Central bank to ensure 'soft landing' By Zhang Dingmin (China Daily) Updated: 2004-07-26 08:29
China's central bank will maintain its cautious stance on further monetary
policy moves to ensure that the nation's fast-growing economy enjoys a "soft
landing," a leading official said.
People's Bank of China Vice-Governor Guo Shuqing said that macroeconomic
measures already taken have "had quite some effect," meaning that further
action, such as an interest rate rise, "should be considered prudently."
"We need some further observation," Guo told a seminar organized by the State
Council's Development Research Centre (DRC) on Saturday.

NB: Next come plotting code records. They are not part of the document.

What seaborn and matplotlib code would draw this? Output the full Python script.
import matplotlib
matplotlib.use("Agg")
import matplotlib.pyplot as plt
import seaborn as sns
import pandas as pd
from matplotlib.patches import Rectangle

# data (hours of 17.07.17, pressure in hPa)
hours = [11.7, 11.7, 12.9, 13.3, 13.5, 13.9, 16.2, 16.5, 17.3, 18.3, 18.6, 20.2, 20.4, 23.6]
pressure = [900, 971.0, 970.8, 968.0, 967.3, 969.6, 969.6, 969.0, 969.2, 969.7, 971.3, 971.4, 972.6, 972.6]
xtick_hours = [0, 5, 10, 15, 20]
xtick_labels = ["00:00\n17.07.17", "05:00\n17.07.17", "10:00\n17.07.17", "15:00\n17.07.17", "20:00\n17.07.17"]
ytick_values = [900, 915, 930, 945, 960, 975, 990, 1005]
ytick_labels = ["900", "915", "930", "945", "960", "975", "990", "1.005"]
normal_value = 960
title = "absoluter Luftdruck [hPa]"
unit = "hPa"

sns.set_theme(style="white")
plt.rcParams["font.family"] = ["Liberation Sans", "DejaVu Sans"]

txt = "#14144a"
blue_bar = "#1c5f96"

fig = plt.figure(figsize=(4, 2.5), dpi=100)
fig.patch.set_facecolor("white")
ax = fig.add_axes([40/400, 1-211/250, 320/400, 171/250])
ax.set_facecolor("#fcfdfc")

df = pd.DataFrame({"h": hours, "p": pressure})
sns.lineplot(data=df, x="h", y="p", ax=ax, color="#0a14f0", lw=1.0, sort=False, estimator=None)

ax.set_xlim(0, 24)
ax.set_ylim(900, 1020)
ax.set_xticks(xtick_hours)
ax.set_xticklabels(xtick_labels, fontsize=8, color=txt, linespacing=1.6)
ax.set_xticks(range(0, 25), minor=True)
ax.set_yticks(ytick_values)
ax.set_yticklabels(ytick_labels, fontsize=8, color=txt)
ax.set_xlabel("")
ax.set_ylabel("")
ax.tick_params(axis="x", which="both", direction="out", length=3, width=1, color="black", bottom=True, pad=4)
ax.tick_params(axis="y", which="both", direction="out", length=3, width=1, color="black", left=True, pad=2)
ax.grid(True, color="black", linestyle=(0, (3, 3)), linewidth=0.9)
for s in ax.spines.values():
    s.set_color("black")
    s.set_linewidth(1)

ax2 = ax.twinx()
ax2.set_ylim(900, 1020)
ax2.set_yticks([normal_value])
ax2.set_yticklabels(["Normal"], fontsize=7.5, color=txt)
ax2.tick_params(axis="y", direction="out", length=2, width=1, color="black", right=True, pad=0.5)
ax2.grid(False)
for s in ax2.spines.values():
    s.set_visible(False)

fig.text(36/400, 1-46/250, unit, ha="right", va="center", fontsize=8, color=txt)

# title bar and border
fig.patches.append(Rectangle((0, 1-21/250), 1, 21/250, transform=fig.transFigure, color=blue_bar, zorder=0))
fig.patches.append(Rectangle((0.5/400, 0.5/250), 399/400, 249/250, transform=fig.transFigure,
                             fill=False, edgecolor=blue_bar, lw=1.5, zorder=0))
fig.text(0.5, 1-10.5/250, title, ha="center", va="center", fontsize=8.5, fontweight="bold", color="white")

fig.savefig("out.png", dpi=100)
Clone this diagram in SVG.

"But the central bank will remain especially vigilant about price increases,"
pledged Guo, whose remarks came as speculation ran high about a possible rate
increase.
This comes as the nation's consumer price index (CPI), the key barometer for
inflation, topped 5 per cent last month.
Central bankers had earlier said that the bank would not turn a blind eye
when the CPI reached the 5-6 per cent range.
The index emerged from negative territory only last year, following months of
deflationary pressure. But it increased rapidly in recent months, prompting
inflationary concerns at a time of sizzling investment and credit growth.
China's fixed investment and loans kept soaring since the middle of last
year, pushing up industrial prices and stretching supplies of energy and
transportation capacity.
But this frenzied growth eased off significantly in June, something which was
cheered by many as a sign that the State's tightening measures are having an
impact.
The government has taken both monetary policy moves, mainly three increases
in bank reserve requirements, and administrative measures such as price curbs
and strict land policies to reduce fixed investment and credit growth.
But the economy is still sending only mixed signals about the future
direction of macroeconomic policy.
"Monetary performance has seen obvious changes," Guo said, citing the fall
last month in money supply and new loans growth, as well as stabilizing interest
rates on the money market.
But liquidity remains loose in the banking system, with commercial banks'
excess reserves, which they set aside for payment needs, standing at 3.75 per
cent of their total deposits at the end of last month, he said. That was higher
than the level in September last year, when the central bank announced the first
of the three increases in required reserves aimed at restricting banks' lending
capacities.
"It (excess bank reserve levels) can only be higher today," Guo said.
What is more important, the official noted, is the possibility of fixed
investment and credit growth re-accelerating "in new forms" once administrative
controls are relaxed.
Guo's concern was shared by Yao Jingyuan, chief economist of the National
Bureau of Statistics (NBS). "What is unique about administrative measures is
that they yield instant results, but the results tend not to last long," he told
the seminar.
And businesses may soon be requesting more loans from banks to fund their
expansion, using the excuse of alleviating a working capital shortage, Guo said.
Analysts said the government-ordered slowdown in new loans in June was mainly
due to fewer short-term working capital loans, constraining liquidity at many
small and medium-sized enterprises.
Economists are still divided over the prospects for inflation in the coming
months and the necessity of an immediate rate increase.
Zhang Zhuoyuan, a senior economist at the Chinese Academy of Social Sciences,
predicted full-year CPI growth would be in the 4-5 per cent range, and a rate
rise would be "hardly avoidable."
"Prices are climbing, with the growth rate higher than the one-year deposit
rate. Price increases for raw material and industrial goods have also surpassed
the one-year lending rate," he said. "That has clearly created a negative real
interest rate environment, which makes an interest rate rise inevitable."
Some seminar participants ruled out the possibility of rampant inflation,
insisting the current price level remains manageable.
"Our basic judgment is that current inflationary pressures are acceptable and
controllable," said Zhang Junkuo, director of the Market Economy Research
Institute under the DRC.
China's CPI rose by 3.6 per cent in the first half of this year, but the
increases were 80 per cent driven by rises in grain and food prices, the NBS
said. That means the increase in core CPI has been "insignificant," Zhang said.
Although CPI growth is likely to keep above 5 per cent for the third quarter,
it is expected to subside significantly in the fourth quarter due to the high
price base a year earlier and anticipated increases in grain output.
"For the entire year, 4 per cent should be achievable," Zhang said.